Tuesday, September 30, 2014

A Good Independent Comic--Dash #1

I'm hoping to post one of my "rant-review" segments where I do a bunch of capsule reviews of comics, but I am a bit behind on some of the more "mainstream" series I'm reading I instead have lately been checking out more and more independent and smaller-press stuff. Perhaps I'll get some rant-reviews up of those even, but for now I thought I would point out one smaller-press comic I read and especially quite enjoyed. It is titled "Dash" and contains story elements I often quite like, namely noir-type stuff, but with a twist.

Dash Malone is a private investigator in 1940's Los Angeles. He hasn't gotten a case in awhile until the start of the comic when a woman named Zita Makara has come to his office hoping for help exchanging, "A large sum of money," for an item she insists Dash will find of little importance. Zita attempts to use her sex appeal to get Dash to take the case, but that is where one of the first interesting elements of the story come into play that make it more than your usual "old-timey detective tale." Namely, Dash Malone is gay, and only sort-of in the closet with it clear some know about his background (especially on the police force, interestingly) but many more people who don't. He of course realizes Zita's request sounds fishy, but as he really needs some income he decides to sleep on it.

Zita really wants Dash to take her case.
From this point the comic spends much of its time introducing the other various characters that will play a role in the story, such as Dash's assistant Cindy, his one friend on the police force, Sal, and his secret-lover Johnny Plinketts--or "Plink", for short. We actually meet both Sal and Plink at the same time, as Dash and Plink find their romantic meet-up in the park interrupted by Sal--who chides them that if it were any other cop they could be going to prison for, "Public Sodomy." Sal also mentions a strange series of murders going on near the park, a plot element I didn't realize would become as important as it does.

After we start getting feel for the characters the plot advances some more, with Dash trying to get in contact with Zita (whom he learns works at the museum giving tours of the Egyptian exhibit), but finding it increasingly difficult to locate her. Then the issue comes to its cliffhanger that involves a character Dash knows becoming another victim of the mysterious murderer, with it actually surprising me a bit which character is affected. This twist, which I won't fully spoil so as to encourage you to pick-up the comic, makes it clear future issues will have Dash trying to figure out who is behind the murders and how it relates to the people he knows and has recently met.

Dash and his lover "Plink".
I greatly enjoyed "Dash". As I mentioned I love noir-type stories and a good detective yarn always gets my attention.
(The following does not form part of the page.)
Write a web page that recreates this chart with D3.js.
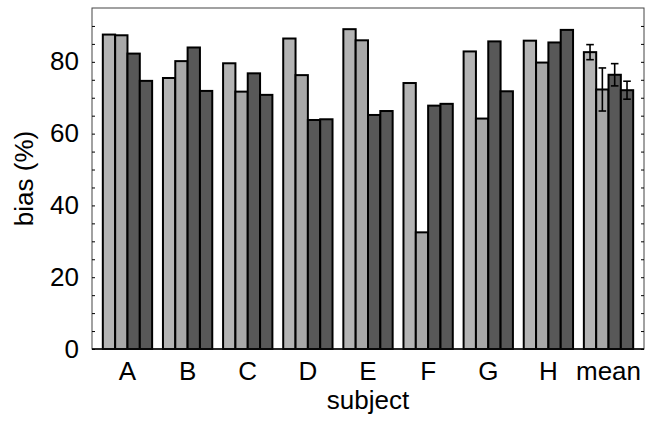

When I first heard about "Dash" being a mystery story and then learned that it also incorporated the intriguing element of the main character being a gay man in a time being gay was especially dangerous, I knew it was a comic I wanted to read! Writer Dave Ebersole gives us a suspenseful story and artist Delia Gable provides artwork that is appropriately moody, with muted colors and a slight feeling of unease that compliments the events of the story perfectly.

The aforementioned Northwest Press is behind this comic, and is a publisher that focuses on putting out, "The best lesbian, gay, bisexual, and transgender comics collections and graphic novels," and, "Celebrating the LGBT comic's community." This first issue of "Dash" definitely is a great comic and one a person can enjoy regardless of their sexuality--although it is of course encouraging to see more diversity in comics. As Northwest Press is a smaller publisher your local comic shop may not carry "Dash", so if you want a physical or digital copy you can check it out on their website here. I would recommend you do!
4 out of 5 stars.

Note: A digital review copy of "Dash" was provided at my request.